---------- Recorded data
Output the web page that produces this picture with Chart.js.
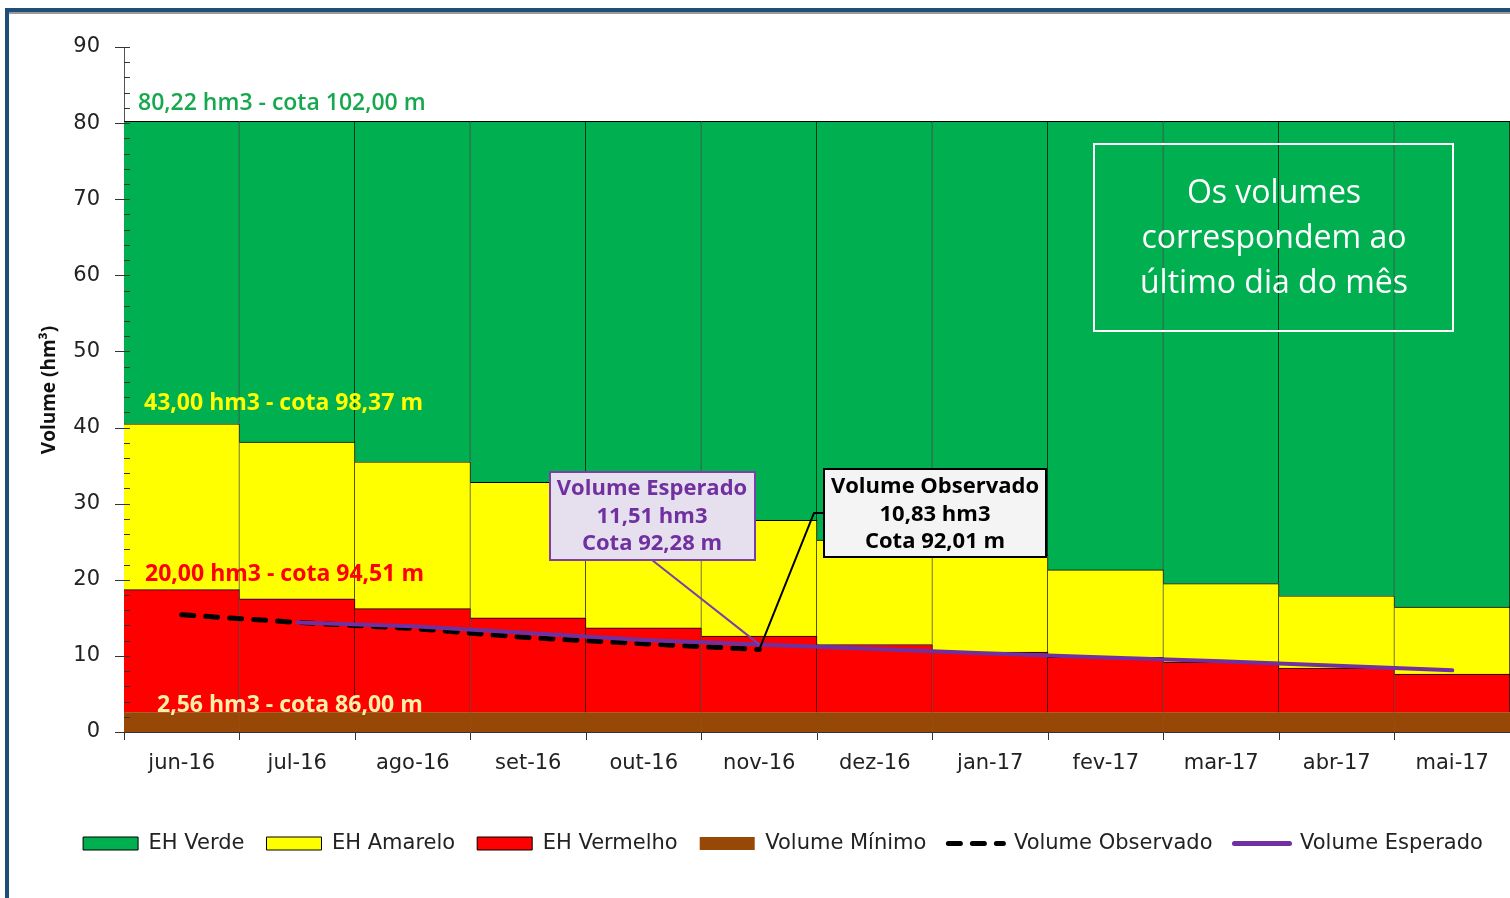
<!DOCTYPE html>
<html>
<head>
<meta charset="utf-8">
<script src="https://cdn.jsdelivr.net/npm/chart.js@4.4.1/dist/chart.umd.min.js"></script>
<style>
  html, body { margin: 0; padding: 0; background: #fff; overflow: hidden; }
</style>
</head>
<body>
<canvas id="grafico" width="1510" height="898"></canvas>
<script>
// meses
const meses = ['jun-16', 'jul-16', 'ago-16', 'set-16', 'out-16', 'nov-16', 'dez-16', 'jan-17', 'fev-17', 'mar-17', 'abr-17', 'mai-17'];
// limites das zonas (topo de cada faixa, hm3)
const volumeMinimo = [2.56, 2.56, 2.56, 2.56, 2.56, 2.56, 2.56, 2.56, 2.56, 2.56, 2.56, 2.56];
const topoVermelho = [18.7, 17.5, 16.2, 15.0, 13.7, 12.6, 11.5, 10.5, 9.8, 9.2, 8.4, 7.6];
const topoAmarelo = [40.5, 38.1, 35.5, 32.8, 30.2, 27.8, 25.2, 23.2, 21.3, 19.5, 17.9, 16.4];
const topoVerde = [80.22, 80.22, 80.22, 80.22, 80.22, 80.22, 80.22, 80.22, 80.22, 80.22, 80.22, 80.22];
// volumes
const volumeObservado = [15.4, 14.4, 13.6, 12.4, 11.6, 10.83, null, null, null, null, null, null];
const volumeEsperado = [null, 14.4, 13.9, 13.0, 12.1, 11.51, 10.9, 10.3, 9.8, 9.3, 8.7, 8.1];
// eixo y
const yMin = 0, yMax = 90, yPasso = 10, yMenor = 2;

const faixaVermelho = topoVermelho.map((v, i) => +(v - volumeMinimo[i]).toFixed(2));
const faixaAmarelo = topoAmarelo.map((v, i) => +(v - topoVermelho[i]).toFixed(2));
const faixaVerde = topoVerde.map((v, i) => +(v - topoAmarelo[i]).toFixed(2));

const barra = { type: 'bar', stack: 'zonas', barPercentage: 1, categoryPercentage: 1,
  borderColor: '#000', borderSkipped: false, borderWidth: { top: 1, right: 1, bottom: 0, left: 0 } };

const ordemLegenda = [3, 2, 1, 0, 4, 5];

const anotacoes = {
  id: 'anotacoes',
  afterDatasetsDraw(chart) {
    const { ctx, chartArea: a, scales: { y } } = chart;
    // marcas do eixo y
    ctx.save();
    ctx.strokeStyle = '#333';
    ctx.lineWidth = 1;
    for (let v = yMin; v <= yMax; v += yMenor) {
      const py = Math.round(y.getPixelForValue(v)) + 0.5;
      ctx.beginPath();
      ctx.moveTo(v % yPasso === 0 ? a.left - 9 : a.left, py);
      ctx.lineTo(a.left + 6, py);
      ctx.stroke();
    }
    ctx.restore();
  },
  afterDraw(chart) {
    const { ctx, chartArea: a, scales: { x, y } } = chart;
    ctx.save();
    ctx.textBaseline = 'middle';
    ctx.textAlign = 'left';

    ctx.font = '600 23px "Open Sans"';
    ctx.fillStyle = '#16a84e';
    ctx.fillText('80,22 hm3 - cota 102,00 m', a.left + 14, y.getPixelForValue(80.22) - 18);
    ctx.font = 'bold 23px "Open Sans"';
    ctx.fillStyle = '#ffff00';
    ctx.fillText('43,00 hm3 - cota 98,37 m', a.left + 20, y.getPixelForValue(43) - 1);
    ctx.fillStyle = '#ff0000';
    ctx.fillText('20,00 hm3 - cota 94,51 m', a.left + 21, y.getPixelForValue(20) - 5);
    ctx.fillStyle = '#fff0a8';
    ctx.fillText('2,56 hm3 - cota 86,00 m', a.left + 33, y.getPixelForValue(2.56) - 7);

    // título do eixo y
    ctx.save();
    ctx.translate(50, 390);
    ctx.rotate(-Math.PI / 2);
    ctx.textAlign = 'center';
    ctx.fillStyle = '#111';
    ctx.font = 'bold 19px "Open Sans"';
    ctx.fillText('Volume (hm³)', 0, 0);
    ctx.restore();

    // caixa de aviso
    ctx.strokeStyle = '#fff';
    ctx.lineWidth = 2;
    ctx.strokeRect(1094, 144, 359, 187);
    ctx.fillStyle = '#fff';
    ctx.textAlign = 'center';
    ctx.font = '32px "Open Sans"';
    ['Os volumes', 'correspondem ao', 'último dia do mês'].forEach((t, i) => ctx.fillText(t, 1274, 194 + i * 45));

    // chamada volume esperado
    const nx = x.getPixelForValue(5);
    ctx.strokeStyle = '#7a3fa8';
    ctx.lineWidth = 2;
    ctx.beginPath();
    ctx.moveTo(652, 560);
    ctx.lineTo(nx, y.getPixelForValue(volumeEsperado[5]));
    ctx.stroke();
    ctx.fillStyle = '#e6e0ee';
    ctx.fillRect(550, 472, 205, 88);
    ctx.strokeRect(550, 472, 205, 88);
    ctx.fillStyle = '#7030a0';
    ctx.font = 'bold 22px "Open Sans"';
    ['Volume Esperado', '11,51 hm3', 'Cota 92,28 m'].forEach((t, i) => ctx.fillText(t, 652, 489 + i * 27.5));

    // chamada volume observado
    ctx.strokeStyle = '#000';
    ctx.lineWidth = 2;
    ctx.beginPath();
    ctx.moveTo(nx, y.getPixelForValue(volumeObservado[5]));
    ctx.lineTo(814, 513);
    ctx.lineTo(824, 513);
    ctx.stroke();
    ctx.fillStyle = '#f4f4f4';
    ctx.fillRect(824, 469, 222, 88);
    ctx.strokeRect(824, 469, 222, 88);
    ctx.fillStyle = '#000';
    ['Volume Observado', '10,83 hm3', 'Cota 92,01 m'].forEach((t, i) => ctx.fillText(t, 935, 487 + i * 27.5));

    // moldura
    ctx.fillStyle = '#1f4e79';
    ctx.fillRect(5, 8, 1505, 4);
    ctx.fillRect(5, 8, 4, 890);
    ctx.fillStyle = '#9a9a9a';
    ctx.fillRect(9, 12, 1501, 2);
    ctx.restore();
  }
};

new Chart(document.getElementById('grafico'), {
  data: {
    labels: meses,
    datasets: [
      { ...barra, label: 'Volume Mínimo', data: volumeMinimo, backgroundColor: '#974806', borderWidth: 0, order: 2 },
      { ...barra, label: 'EH Vermelho', data: faixaVermelho, backgroundColor: '#ff0000', order: 3 },
      { ...barra, label: 'EH Amarelo', data: faixaAmarelo, backgroundColor: '#ffff00', order: 4 },
      { ...barra, label: 'EH Verde', data: faixaVerde, backgroundColor: '#00b050', order: 5 },
      { type: 'line', label: 'Volume Observado', data: volumeObservado, stack: 'obs', borderColor: '#000',
        borderWidth: 5, borderDash: [12, 12], borderCapStyle: 'round', pointRadius: 0, order: 1 },
      { type: 'line', label: 'Volume Esperado', data: volumeEsperado, stack: 'esp', borderColor: '#7030a0',
        borderWidth: 4, borderCapStyle: 'round', pointRadius: 0, order: 0 }
    ]
  },
  options: {
    responsive: false,
    animation: false,
    layout: { padding: { top: 47, left: 56, right: 0, bottom: 34 } },
    plugins: {
      tooltip: { enabled: false },
      legend: {
        position: 'bottom',
        labels: {
          usePointStyle: true, pointStyleWidth: 55, boxWidth: 55, boxHeight: 13, padding: 22,
          color: '#222', font: { family: 'DejaVu Sans', size: 21 },
          generateLabels(chart) {
            return ordemLegenda.map(i => {
              const ds = chart.data.datasets[i];
              const linha = ds.type === 'line';
              return {
                text: ds.label, datasetIndex: i, hidden: false, fontColor: '#222',
                fillStyle: linha ? ds.borderColor : ds.backgroundColor,
                strokeStyle: ds.borderColor,
                lineWidth: linha ? 5 : (ds.borderWidth === 0 ? 0 : 1),
                lineCap: linha ? 'round' : 'butt',
                lineDash: ds.borderDash || [],
                pointStyle: linha ? 'line' : 'rect'
              };
            });
          }
        }
      }
    },
    scales: {
      x: {
        stacked: true,
        grid: { offset: true, drawOnChartArea: false, tickLength: 8, color: '#333' },
        border: { color: '#333' },
        ticks: { padding: 11, color: '#222', font: { family: 'DejaVu Sans', size: 21 } },
        afterFit(s) { s.height = 79; }
      },
      y: {
        stacked: true, min: yMin, max: yMax,
        grid: { display: false },
        border: { color: '#555' },
        ticks: { stepSize: yPasso, padding: 16, color: '#222', font: { family: 'DejaVu Sans', size: 21 } },
        afterFit(s) { s.width = 68; }
      }
    }
  },
  plugins: [anotacoes]
});
</script>
</body>
</html>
--------------------
*What the task asks*
Starting at the first line of the material, output exactly the lines up to and including the one with "const ordemLegenda = [3, 2, 1, 0, 4, 5];". Do not include the pictures.

*Solution*
Output the web page that produces this picture with Chart.js.
<!DOCTYPE html>
<html>
<head>
<meta charset="utf-8">
<script src="https://cdn.jsdelivr.net/npm/chart.js@4.4.1/dist/chart.umd.min.js"></script>
<style>
  html, body { margin: 0; padding: 0; background: #fff; overflow: hidden; }
</style>
</head>
<body>
<canvas id="grafico" width="1510" height="898"></canvas>
<script>
// meses
const meses = ['jun-16', 'jul-16', 'ago-16', 'set-16', 'out-16', 'nov-16', 'dez-16', 'jan-17', 'fev-17', 'mar-17', 'abr-17', 'mai-17'];
// limites das zonas (topo de cada faixa, hm3)
const volumeMinimo = [2.56, 2.56, 2.56, 2.56, 2.56, 2.56, 2.56, 2.56, 2.56, 2.56, 2.56, 2.56];
const topoVermelho = [18.7, 17.5, 16.2, 15.0, 13.7, 12.6, 11.5, 10.5, 9.8, 9.2, 8.4, 7.6];
const topoAmarelo = [40.5, 38.1, 35.5, 32.8, 30.2, 27.8, 25.2, 23.2, 21.3, 19.5, 17.9, 16.4];
const topoVerde = [80.22, 80.22, 80.22, 80.22, 80.22, 80.22, 80.22, 80.22, 80.22, 80.22, 80.22, 80.22];
// volumes
const volumeObservado = [15.4, 14.4, 13.6, 12.4, 11.6, 10.83, null, null, null, null, null, null];
const volumeEsperado = [null, 14.4, 13.9, 13.0, 12.1, 11.51, 10.9, 10.3, 9.8, 9.3, 8.7, 8.1];
// eixo y
const yMin = 0, yMax = 90, yPasso = 10, yMenor = 2;

const faixaVermelho = topoVermelho.map((v, i) => +(v - volumeMinimo[i]).toFixed(2));
const faixaAmarelo = topoAmarelo.map((v, i) => +(v - topoVermelho[i]).toFixed(2));
const faixaVerde = topoVerde.map((v, i) => +(v - topoAmarelo[i]).toFixed(2));

const barra = { type: 'bar', stack: 'zonas', barPercentage: 1, categoryPercentage: 1,
  borderColor: '#000', borderSkipped: false, borderWidth: { top: 1, right: 1, bottom: 0, left: 0 } };

const ordemLegenda = [3, 2, 1, 0, 4, 5];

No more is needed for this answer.